The Most Accurate Free AI Revealed... ChatGPT Ranks Second, Who Is No.1?

WP and US Public and University Libraries Test AI Tools
Google “AI Mode” Ranks First Among Nine Major Platforms
“Many AI Tools Still Fail to Provide Accurate Answers”

According to an analysis, among artificial intelligence (AI) models, Google’s “AI Mode” provides the most accurate answers as a free search tool. On the 27th (local time), Yonhap News cited The Washington Post (WP) in the United States, reporting that “in an AI search tool test conducted by WP together with librarians from public and university libraries in the US, Google’s ‘AI Mode’ delivered the most accurate responses.”

The Most Accurate Free AI Revealed... ChatGPT Ranks Second, Who Is No.1?

In May, Liz Reid, Vice President in charge of Google Search, gave a speech at the I/O event. Photo by AP News

This test evaluated nine major AI tools, including Google AI Mode, AI Overview, ChatGPT (OpenAI), Claude (Anthropic), Meta AI, Grok (xAI), Perplexity, and Bing Copilot (Microsoft). ChatGPT included both the GPT-5 and GPT-4 Turbo models. Google AI Mode searches the web in depth and provides answers by synthesizing information from multiple sources, while AI Overview is a model that summarizes search results using AI.

The evaluators posed 30 challenging questions and scored 900 responses generated by the AI tools. All tools were tested using only their free basic versions (as of July to August), and the questions focused on five categories: quizzes, expert resource searches, recent events, inherent bias, and image recognition.

As a result, Google AI Mode received the highest score with 60.2 out of 100 points. ChatGPT based on GPT-5 came in second with 55.1 points, and Perplexity ranked third with 51.3 points. Elon Musk’s Grok 3 ranked eighth (40.1 points), and Meta AI received the lowest score, ranking ninth (33.7 points). However, Grok’s latest model, Grok 4, was not included in the test as there is no free version available.

Google AI Mode provided the most accurate answers in the quiz and recent events categories. Bing Copilot scored the highest in expert resource searches, and Perplexity led in image recognition. GPT-4 Turbo delivered the most unbiased answers. While GPT-5 showed overall performance improvements and ranked second, it scored lower than GPT-4 in some areas.

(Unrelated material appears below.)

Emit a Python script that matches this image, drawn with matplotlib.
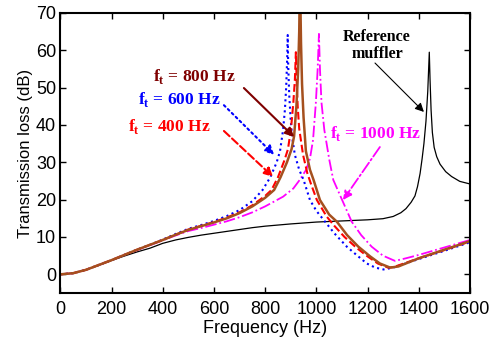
import matplotlib
matplotlib.use('Agg')
import matplotlib.pyplot as plt

# reference muffler
f_ref = [0, 50, 100, 150, 200, 250, 300, 350, 400, 450, 500, 550, 600, 650, 700, 750, 800, 900,
         1000, 1100, 1200, 1260, 1300, 1330, 1350, 1370, 1385, 1395, 1405, 1413, 1420, 1428, 1435,
         1441, 1444, 1448, 1453, 1460, 1470, 1483, 1505, 1528, 1560, 1600]
tl_ref = [0, 0.3, 1.2, 2.4, 3.7, 4.9, 6.0, 7.0, 8.3, 9.2, 9.9, 10.5, 11.0, 11.5, 12.0, 12.5, 12.9, 13.5,
          14.0, 14.3, 14.6, 14.9, 15.5, 16.5, 17.6, 19.3, 21.0, 23.5, 27.0, 31.0, 35.0, 41.0, 49.0,
          59.5, 52.0, 44.0, 38.0, 34.0, 31.5, 29.5, 27.5, 26.2, 24.9, 24.2]

# ft = 600 Hz
f_600 = [0, 50, 100, 150, 200, 250, 300, 350, 400, 450, 500, 550, 600, 650, 700, 750, 790, 820,
         845, 858, 870, 877, 882, 886, 888, 890, 894, 900, 907, 916, 933, 950, 975, 1000, 1034, 1070,
         1119, 1160, 1197, 1230, 1262, 1300, 1400, 1500, 1600]
tl_600 = [0, 0.3, 1.2, 2.5, 3.8, 5.2, 6.6, 7.9, 9.3, 10.8, 12.2, 13.2, 14.3, 15.6, 17.2, 19.6, 22.6, 26.0,
          30.0, 33.0, 38.7, 44.0, 50.0, 58.0, 64.1, 56.0, 48.0, 41.0, 36.0, 32.0, 28.0, 25.3, 19.9, 17.0, 14.1, 11.0,
          7.4, 5.0, 2.9, 1.8, 1.3, 1.8, 4.1, 6.3, 8.6]

# ft = 400 Hz
f_400 = [0, 50, 100, 150, 200, 250, 300, 350, 400, 450, 500, 550, 600, 650, 700, 750, 800, 825,
         850, 875, 889, 901, 910, 916, 920, 923, 927, 933, 948, 965, 980, 1002, 1040, 1070, 1110, 1155,
         1200, 1240, 1280, 1300, 1400, 1500, 1600]
tl_400 = [0, 0.3, 1.2, 2.5, 3.8, 5.2, 6.6, 7.9, 9.2, 10.6, 12.0, 13.0, 14.0, 15.2, 16.6, 18.5, 21.0, 22.6,
          26.0, 30.5, 33.5, 39.0, 46.0, 52.0, 59.5, 52.0, 45.0, 39.0, 32.0, 27.0, 24.0, 19.9, 15.5, 13.0, 10.0, 7.2,
          4.8, 2.9, 1.8, 1.9, 4.3, 6.5, 8.8]

# ft = 800 Hz
f_800 = [0, 50, 100, 150, 200, 250, 300, 350, 400, 450, 500, 550, 600, 650, 700, 750, 800, 835,
         860, 885, 903, 913, 922, 929, 933, 936, 940, 944, 950, 959, 975, 989, 1014, 1050, 1080, 1120,
         1164, 1210, 1248, 1288, 1320, 1400, 1500, 1600]
tl_800 = [0, 0.3, 1.2, 2.5, 3.8, 5.2, 6.6, 7.9, 9.2, 10.6, 11.9, 12.9, 13.9, 15.0, 16.4, 18.2, 20.5, 22.6,
          26.0, 30.0, 33.5, 37.0, 45.0, 55.0, 65.0, 80.0, 62.0, 51.0, 42.0, 33.0, 28.0, 25.3, 19.9, 16.0, 14.1, 10.5,
          7.4, 4.8, 2.9, 1.8, 2.1, 4.3, 6.6, 8.9]

# ft = 1000 Hz
f_1000 = [0, 50, 100, 150, 200, 250, 300, 350, 400, 450, 500, 550, 600, 650, 700, 750, 800, 870,
          910, 935, 960, 975, 987, 998, 1005, 1010, 1014, 1020, 1031, 1051, 1066, 1100, 1138, 1175,
          1216, 1260, 1307, 1350, 1400, 1500, 1600]
tl_1000 = [0, 0.3, 1.2, 2.5, 3.8, 5.2, 6.5, 7.8, 9.1, 10.4, 11.6, 12.4, 13.3, 14.2, 15.3, 16.6, 18.2, 20.8,
           23.0, 25.3, 28.0, 31.0, 36.0, 46.0, 55.0, 64.4, 55.0, 46.0, 38.7, 30.5, 25.3, 20.0, 14.1, 10.5,
           7.4, 5.0, 3.6, 4.3, 5.2, 7.2, 9.2]

plt.rcParams['font.family'] = ['Liberation Sans', 'DejaVu Sans']
plt.rcParams['mathtext.fontset'] = 'custom'
plt.rcParams['mathtext.rm'] = 'Liberation Serif:bold'
plt.rcParams['mathtext.bf'] = 'Liberation Serif:bold'

fig = plt.figure(figsize=(4.92, 3.42), dpi=100)
ax = fig.add_axes([0.1226, 0.1433, 0.8327, 0.8187])

brown = '#A5501E'
ax.plot(f_ref, tl_ref, color='black', lw=0.9)
ax.plot(f_1000, tl_1000, color='#FF00FF', lw=1.3, ls='-.')
ax.plot(f_600, tl_600, color='#0000FF', lw=1.5, ls=':')
ax.plot(f_400, tl_400, color='#FF0000', lw=1.5, ls='--')
ax.plot(f_800, tl_800, color=brown, lw=1.8)

ax.set_xlim(0, 1600)
ax.set_ylim(-5, 70)
ax.set_xticks(range(0, 1601, 200))
ax.set_yticks(range(0, 71, 10))
ax.tick_params(direction='in', top=True, right=True, length=4, width=1, labelsize=13)
ax.tick_params(axis='y', pad=3)
ax.tick_params(axis='x', pad=6)
for s in ax.spines.values():
    s.set_linewidth(1.5)
ax.set_xlabel('Frequency (Hz)', fontsize=13, labelpad=1)
ax.set_ylabel('Transmission loss (dB)', fontsize=12, labelpad=2)

tfont = dict(family='Liberation Serif', weight='bold', fontsize=12.5, ha='center', va='center')
ax.text(522, 53.1, r'f$_\mathbf{t}$ = 800 Hz', color='#7F0000', **tfont)
ax.text(464, 46.7, r'f$_\mathbf{t}$ = 600 Hz', color='#0000FF', **tfont)
ax.text(425, 39.5, r'f$_\mathbf{t}$ = 400 Hz', color='#FF0000', **tfont)
ax.text(1233, 37.8, r'f$_\mathbf{t}$ = 1000 Hz', color='#FF00FF', **tfont)
ax.text(1237, 61.4, 'Reference\nmuffler', color='black', linespacing=1.1,
        **dict(tfont, fontsize=11.5))

def arrow(start, end, color, ls, lw):
    ax.annotate('', xy=end, xytext=start,
                arrowprops=dict(arrowstyle='-|>', color=color, lw=lw, ls=ls,
                                mutation_scale=13, shrinkA=0, shrinkB=0))

arrow((717, 49.9), (913, 36.8), '#7F0000', '-', 1.5)
arrow((639, 45.3), (835, 32.0), '#0000FF', ':', 1.5)
arrow((639, 38.4), (831, 26.1), '#FF0000', '--', 1.5)
arrow((1248, 34.1), (1104, 19.9), '#FF00FF', '-.', 1.3)
arrow((1229, 56.6), (1420, 43.5), 'black', '-', 0.8)

fig.savefig('out.png', dpi=100)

However, AI tools still struggle to determine whether information is up-to-date and how reliable the sources are, and they sometimes confidently provide incorrect answers-a phenomenon known as “hallucination.” WP emphasized, “This test deliberately targeted the weaknesses of AI, but it also revealed that AI still fails to answer a significant number of everyday questions accurately,” adding, “Ultimately, the lesson is that instead of trusting AI responses at face value, users must verify sources, check for up-to-date information, and apply critical thinking.”